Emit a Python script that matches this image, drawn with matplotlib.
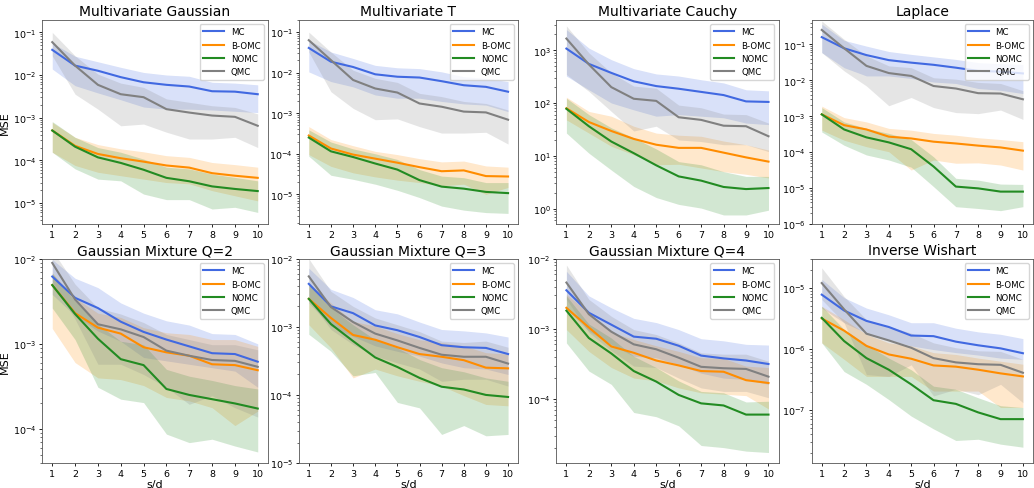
import numpy as np
import matplotlib
matplotlib.use('Agg')
import matplotlib.pyplot as plt

# values, stored as log10(MSE); rows: mean, lower, upper
s_d = [1, 2, 3, 4, 5, 6, 7, 8, 9, 10]
methods = ['MC', 'B-OMC', 'NOMC', 'QMC']
titles = ['Multivariate Gaussian', 'Multivariate T', 'Multivariate Cauchy', 'Laplace',
          'Gaussian Mixture Q=2', 'Gaussian Mixture Q=3', 'Gaussian Mixture Q=4', 'Inverse Wishart']

# Multivariate Gaussian
mg_mc = [[-1.41, -1.78, -1.90, -2.05, -2.17, -2.23, -2.27, -2.38, -2.39, -2.45],
         [-1.86, -2.25, -2.42, -2.58, -2.75, -2.80, -2.80, -2.82, -2.85, -2.88],
         [-1.25, -1.56, -1.69, -1.82, -1.94, -2.00, -2.03, -2.17, -2.19, -2.23]]
mg_bomc = [[-3.30, -3.66, -3.85, -3.95, -4.03, -4.12, -4.17, -4.30, -4.36, -4.41],
           [-3.81, -4.12, -4.28, -4.36, -4.44, -4.52, -4.55, -4.71, -4.83, -4.95],
           [-3.11, -3.46, -3.63, -3.73, -3.80, -3.89, -3.93, -4.05, -4.10, -4.16]]
mg_nomc = [[-3.30, -3.68, -3.93, -4.06, -4.22, -4.41, -4.49, -4.61, -4.67, -4.72],
           [-3.81, -4.20, -4.44, -4.48, -4.79, -4.92, -4.92, -5.14, -5.10, -5.22],
           [-3.09, -3.46, -3.70, -3.81, -3.97, -4.16, -4.20, -4.32, -4.40, -4.48]]
mg_qmc = [[-1.23, -1.78, -2.23, -2.45, -2.52, -2.80, -2.88, -2.95, -2.98, -3.19],
          [-1.55, -2.45, -2.80, -3.19, -3.15, -3.34, -3.50, -3.50, -3.46, -3.70],
          [-1.00, -1.55, -1.98, -2.19, -2.29, -2.56, -2.64, -2.72, -2.76, -2.91]]

# Multivariate T
mt_mc = [[-1.39, -1.73, -1.86, -2.04, -2.10, -2.12, -2.21, -2.31, -2.35, -2.47],
         [-1.98, -2.22, -2.35, -2.55, -2.63, -2.63, -2.71, -2.77, -2.80, -2.96],
         [-1.20, -1.49, -1.65, -1.82, -1.88, -1.90, -1.98, -2.10, -2.14, -2.22]]
mt_bomc = [[-3.55, -3.87, -4.02, -4.12, -4.22, -4.33, -4.43, -4.41, -4.55, -4.56],
           [-4.02, -4.31, -4.47, -4.57, -4.65, -4.71, -4.79, -4.75, -5.00, -4.83],
           [-3.33, -3.65, -3.80, -3.94, -4.02, -4.12, -4.20, -4.18, -4.30, -4.33]]
mt_nomc = [[-3.60, -3.94, -4.08, -4.24, -4.39, -4.65, -4.81, -4.86, -4.94, -4.97],
           [-4.06, -4.53, -4.63, -4.75, -4.90, -5.08, -5.29, -5.39, -5.45, -5.47],
           [-3.41, -3.71, -3.88, -4.00, -4.14, -4.39, -4.55, -4.59, -4.71, -4.71]]
mt_qmc = [[-1.20, -1.69, -2.18, -2.39, -2.49, -2.76, -2.84, -2.96, -2.98, -3.16],
          [-1.49, -2.47, -2.88, -3.16, -3.14, -3.33, -3.49, -3.49, -3.47, -3.76],
          [-1.00, -1.49, -1.94, -2.14, -2.24, -2.51, -2.59, -2.71, -2.76, -2.92]]

# Multivariate Cauchy
mcy_mc = [[3.03, 2.74, 2.57, 2.41, 2.32, 2.27, 2.21, 2.15, 2.03, 2.02],
          [2.51, 2.25, 2.00, 1.87, 1.75, 1.78, 1.75, 1.72, 1.62, 1.59],
          [3.39, 3.04, 2.82, 2.65, 2.55, 2.51, 2.44, 2.38, 2.25, 2.23]]
mcy_bomc = [[1.90, 1.64, 1.47, 1.32, 1.21, 1.15, 1.15, 1.06, 0.97, 0.89],
            [1.68, 1.43, 1.18, 1.02, 0.83, 0.84, 0.77, 0.70, 0.65, 0.58],
            [2.11, 1.84, 1.75, 1.56, 1.43, 1.39, 1.37, 1.28, 1.21, 1.11]]
mcy_nomc = [[1.89, 1.56, 1.27, 1.05, 0.82, 0.61, 0.53, 0.41, 0.37, 0.39],
            [1.43, 1.05, 0.73, 0.42, 0.21, 0.08, 0.01, -0.12, -0.12, -0.03],
            [2.09, 1.78, 1.53, 1.34, 1.13, 0.89, 0.83, 0.70, 0.61, 0.61]]
mcy_qmc = [[3.22, 2.73, 2.30, 2.08, 2.04, 1.73, 1.68, 1.57, 1.56, 1.37],
           [2.54, 2.22, 1.84, 1.47, 1.56, 1.30, 1.27, 1.21, 1.21, 1.08],
           [3.46, 2.95, 2.57, 2.32, 2.28, 1.96, 1.91, 1.79, 1.78, 1.62]]

# Laplace
lp_mc = [[-0.80, -1.11, -1.30, -1.44, -1.51, -1.57, -1.65, -1.74, -1.76, -1.81],
         [-1.23, -1.65, -1.88, -1.88, -1.95, -2.05, -2.09, -2.23, -2.28, -2.37],
         [-0.44, -0.89, -1.05, -1.20, -1.28, -1.35, -1.42, -1.51, -1.54, -1.56]]
lp_bomc = [[-2.95, -3.25, -3.37, -3.57, -3.62, -3.71, -3.76, -3.82, -3.87, -3.96],
           [-3.39, -3.67, -3.85, -3.99, -4.50, -4.22, -4.31, -4.30, -4.36, -4.50],
           [-2.72, -3.04, -3.16, -3.34, -3.39, -3.48, -3.53, -3.60, -3.65, -3.71]]
lp_nomc = [[-2.95, -3.37, -3.59, -3.73, -3.92, -4.40, -4.96, -5.01, -5.10, -5.10],
           [-3.44, -3.81, -4.08, -4.22, -4.42, -4.96, -5.52, -5.57, -5.63, -5.52],
           [-2.76, -3.16, -3.34, -3.48, -3.65, -4.13, -4.73, -4.78, -4.89, -4.90]]
lp_qmc = [[-0.60, -1.11, -1.60, -1.80, -1.88, -2.16, -2.23, -2.36, -2.37, -2.53],
          [-1.23, -1.74, -2.16, -2.71, -2.48, -2.76, -2.90, -2.93, -2.83, -3.09],
          [-0.35, -0.86, -1.32, -1.60, -1.65, -1.93, -1.97, -2.06, -2.09, -2.29]]

# Gaussian Mixture Q=2
gm2_mc = [[-2.21, -2.46, -2.58, -2.74, -2.86, -2.95, -3.03, -3.11, -3.12, -3.21],
          [-2.42, -2.67, -2.85, -2.97, -3.16, -3.20, -3.24, -3.28, -3.32, -3.51],
          [-2.01, -2.23, -2.34, -2.52, -2.64, -2.73, -2.78, -2.88, -2.89, -3.00]]
gm2_bomc = [[-2.31, -2.64, -2.81, -2.88, -3.04, -3.10, -3.14, -3.24, -3.25, -3.31],
            [-2.82, -3.22, -3.40, -3.42, -3.49, -3.63, -3.67, -3.75, -3.96, -3.79],
            [-2.17, -2.46, -2.64, -2.69, -2.81, -2.87, -2.89, -2.95, -2.95, -3.03]]
gm2_nomc = [[-2.31, -2.65, -2.94, -3.18, -3.25, -3.53, -3.60, -3.65, -3.70, -3.76],
            [-2.58, -2.95, -3.51, -3.65, -3.69, -4.06, -4.16, -4.12, -4.20, -4.27],
            [-2.17, -2.50, -2.77, -2.97, -3.01, -3.30, -3.38, -3.43, -3.49, -3.53]]
gm2_qmc = [[-2.05, -2.48, -2.77, -2.83, -2.92, -3.08, -3.14, -3.19, -3.20, -3.27],
           [-2.27, -2.71, -3.24, -3.24, -3.36, -3.51, -3.71, -3.61, -3.75, -3.86],
           [-1.90, -2.30, -2.58, -2.65, -2.75, -2.89, -2.95, -3.01, -3.01, -3.07]]

# Gaussian Mixture Q=3
gm3_mc = [[-2.37, -2.70, -2.80, -2.98, -3.05, -3.15, -3.27, -3.30, -3.31, -3.40],
          [-2.65, -2.99, -3.14, -3.28, -3.36, -3.43, -3.53, -3.60, -3.62, -3.70],
          [-2.14, -2.45, -2.57, -2.75, -2.81, -2.93, -3.04, -3.06, -3.09, -3.15]]
gm3_bomc = [[-2.59, -2.87, -3.12, -3.19, -3.30, -3.40, -3.44, -3.49, -3.60, -3.61],
            [-2.97, -3.31, -3.75, -3.62, -3.72, -3.80, -3.87, -4.01, -4.14, -4.16],
            [-2.36, -2.65, -2.92, -2.99, -3.10, -3.19, -3.23, -3.28, -3.38, -3.40]]
gm3_nomc = [[-2.59, -2.96, -3.21, -3.45, -3.59, -3.75, -3.88, -3.92, -4.00, -4.03],
            [-3.11, -3.36, -3.72, -3.67, -4.11, -4.19, -4.58, -4.45, -4.60, -4.58],
            [-2.38, -2.72, -2.97, -3.19, -3.31, -3.48, -3.60, -3.66, -3.75, -3.80]]
gm3_qmc = [[-2.26, -2.71, -2.93, -3.10, -3.20, -3.31, -3.41, -3.44, -3.44, -3.54],
           [-2.60, -3.04, -3.26, -3.43, -3.53, -3.62, -3.80, -3.77, -3.77, -3.87],
           [-2.00, -2.48, -2.70, -2.87, -2.97, -3.07, -3.21, -3.23, -3.21, -3.30]]

# Gaussian Mixture Q=4
gm4_mc = [[-2.45, -2.77, -2.94, -3.11, -3.14, -3.24, -3.38, -3.42, -3.45, -3.50],
          [-2.72, -3.03, -3.22, -3.39, -3.41, -3.51, -3.63, -3.70, -3.72, -3.79],
          [-2.18, -2.53, -2.70, -2.85, -2.91, -3.01, -3.14, -3.17, -3.22, -3.23]]
gm4_bomc = [[-2.70, -2.98, -3.25, -3.34, -3.45, -3.52, -3.60, -3.61, -3.73, -3.77],
            [-3.01, -3.32, -3.55, -3.70, -3.74, -3.84, -3.91, -3.93, -3.95, -4.14],
            [-2.51, -2.77, -3.05, -3.15, -3.24, -3.32, -3.41, -3.42, -3.53, -3.55]]
gm4_nomc = [[-2.74, -3.13, -3.35, -3.60, -3.75, -3.94, -4.06, -4.09, -4.22, -4.22],
            [-3.20, -3.60, -3.79, -4.19, -4.25, -4.38, -4.66, -4.69, -4.74, -4.76],
            [-2.53, -2.93, -3.13, -3.39, -3.55, -3.74, -3.89, -3.91, -4.04, -4.03]]
gm4_qmc = [[-2.34, -2.79, -3.04, -3.22, -3.29, -3.41, -3.54, -3.56, -3.57, -3.68],
           [-2.58, -3.05, -3.31, -3.53, -3.55, -3.70, -3.84, -3.89, -3.89, -3.98],
           [-2.09, -2.58, -2.82, -3.01, -3.08, -3.20, -3.34, -3.36, -3.36, -3.46]]

# Inverse Wishart
iw_mc = [[-5.11, -5.37, -5.54, -5.64, -5.78, -5.79, -5.88, -5.94, -5.99, -6.07],
         [-5.33, -5.57, -5.74, -5.85, -5.95, -6.01, -6.06, -6.10, -6.15, -6.17],
         [-4.86, -5.16, -5.33, -5.44, -5.57, -5.57, -5.66, -5.72, -5.76, -5.83]]
iw_bomc = [[-5.50, -5.70, -5.95, -6.09, -6.16, -6.27, -6.29, -6.34, -6.40, -6.45],
           [-5.90, -6.17, -6.45, -6.45, -6.45, -6.69, -6.69, -6.69, -6.96, -6.96],
           [-5.30, -5.52, -5.76, -5.90, -5.95, -6.06, -6.09, -6.15, -6.20, -6.25]]
iw_nomc = [[-5.49, -5.87, -6.15, -6.34, -6.58, -6.84, -6.90, -7.04, -7.15, -7.15],
           [-5.90, -6.37, -6.58, -6.83, -7.10, -7.31, -7.50, -7.48, -7.56, -7.61],
           [-5.30, -5.68, -5.93, -6.15, -6.34, -6.61, -6.66, -6.80, -6.93, -6.96]]
iw_qmc = [[-4.92, -5.35, -5.75, -5.86, -5.98, -6.15, -6.22, -6.25, -6.26, -6.39],
          [-5.19, -5.57, -6.42, -6.45, -6.26, -6.77, -6.66, -6.75, -6.58, -6.88],
          [-4.67, -5.14, -5.52, -5.63, -5.74, -5.90, -5.98, -6.03, -6.04, -6.17]]

panels = [(mg_mc, mg_bomc, mg_nomc, mg_qmc),
          (mt_mc, mt_bomc, mt_nomc, mt_qmc),
          (mcy_mc, mcy_bomc, mcy_nomc, mcy_qmc),
          (lp_mc, lp_bomc, lp_nomc, lp_qmc),
          (gm2_mc, gm2_bomc, gm2_nomc, gm2_qmc),
          (gm3_mc, gm3_bomc, gm3_nomc, gm3_qmc),
          (gm4_mc, gm4_bomc, gm4_nomc, gm4_qmc),
          (iw_mc, iw_bomc, iw_nomc, iw_qmc)]

# y-limits (log10) as seen in the figure
ylims = [(-5.49, -0.70), (-5.73, -0.69), (-0.29, 3.58), (-6.0, -0.31),
         (-4.40, -2.0), (-5.0, -2.0), (-4.91, -2.0), (-7.87, -4.52)]

colors = ['#4169e1', '#ff8c00', '#228b22', 'grey']

lefts = [0.0406, 0.289, 0.538, 0.785]
widths = [0.2186, 0.212, 0.215, 0.214]
bottoms = [0.540, 0.051]
height = 0.418

fig = plt.figure(figsize=(10.34, 4.89), dpi=100)
x = np.array(s_d)

for k in range(8):
    r, c = k // 4, k % 4
    ax = fig.add_axes([lefts[c], bottoms[r], widths[c], height])
    for m in range(4):
        d = np.power(10.0, np.array(panels[k][m]))
        ax.plot(x, d[0], color=colors[m], lw=1.5, label=methods[m])
        ax.fill_between(x, d[1], d[2], color=colors[m], alpha=0.2, lw=0)
    ax.set_yscale('log')
    ax.set_ylim(10 ** ylims[k][0], 10 ** ylims[k][1])
    ax.set_xticks(s_d)
    ax.tick_params(labelsize=6.8, length=2.2, width=0.6, pad=2)
    ax.tick_params(which='minor', length=1.3, width=0.4)
    for sp in ax.spines.values():
        sp.set_linewidth(0.6)
        sp.set_color('#555555')
    ax.set_title(titles[k], fontsize=10, pad=3)
    ax.legend(loc='upper right', fontsize=6.2, handlelength=2.4,
              borderpad=0.4, labelspacing=0.5, framealpha=0.8)
    if c == 0:
        ax.set_ylabel('MSE', fontsize=8, labelpad=2)
    if r == 1:
        ax.set_xlabel('s/d', fontsize=8, labelpad=1)

plt.savefig('out.png', dpi=100)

EXERCISE: Print, exactly as written, the lines above from the first one to the one containing "-2.72, -2.76, -2.91]]". Leave out pictures.

RESULT FOR THIS EXERCISE:
Emit a Python script that matches this image, drawn with matplotlib.
import numpy as np
import matplotlib
matplotlib.use('Agg')
import matplotlib.pyplot as plt

# values, stored as log10(MSE); rows: mean, lower, upper
s_d = [1, 2, 3, 4, 5, 6, 7, 8, 9, 10]
methods = ['MC', 'B-OMC', 'NOMC', 'QMC']
titles = ['Multivariate Gaussian', 'Multivariate T', 'Multivariate Cauchy', 'Laplace',
          'Gaussian Mixture Q=2', 'Gaussian Mixture Q=3', 'Gaussian Mixture Q=4', 'Inverse Wishart']

# Multivariate Gaussian
mg_mc = [[-1.41, -1.78, -1.90, -2.05, -2.17, -2.23, -2.27, -2.38, -2.39, -2.45],
         [-1.86, -2.25, -2.42, -2.58, -2.75, -2.80, -2.80, -2.82, -2.85, -2.88],
         [-1.25, -1.56, -1.69, -1.82, -1.94, -2.00, -2.03, -2.17, -2.19, -2.23]]
mg_bomc = [[-3.30, -3.66, -3.85, -3.95, -4.03, -4.12, -4.17, -4.30, -4.36, -4.41],
           [-3.81, -4.12, -4.28, -4.36, -4.44, -4.52, -4.55, -4.71, -4.83, -4.95],
           [-3.11, -3.46, -3.63, -3.73, -3.80, -3.89, -3.93, -4.05, -4.10, -4.16]]
mg_nomc = [[-3.30, -3.68, -3.93, -4.06, -4.22, -4.41, -4.49, -4.61, -4.67, -4.72],
           [-3.81, -4.20, -4.44, -4.48, -4.79, -4.92, -4.92, -5.14, -5.10, -5.22],
           [-3.09, -3.46, -3.70, -3.81, -3.97, -4.16, -4.20, -4.32, -4.40, -4.48]]
mg_qmc = [[-1.23, -1.78, -2.23, -2.45, -2.52, -2.80, -2.88, -2.95, -2.98, -3.19],
          [-1.55, -2.45, -2.80, -3.19, -3.15, -3.34, -3.50, -3.50, -3.46, -3.70],
          [-1.00, -1.55, -1.98, -2.19, -2.29, -2.56, -2.64, -2.72, -2.76, -2.91]]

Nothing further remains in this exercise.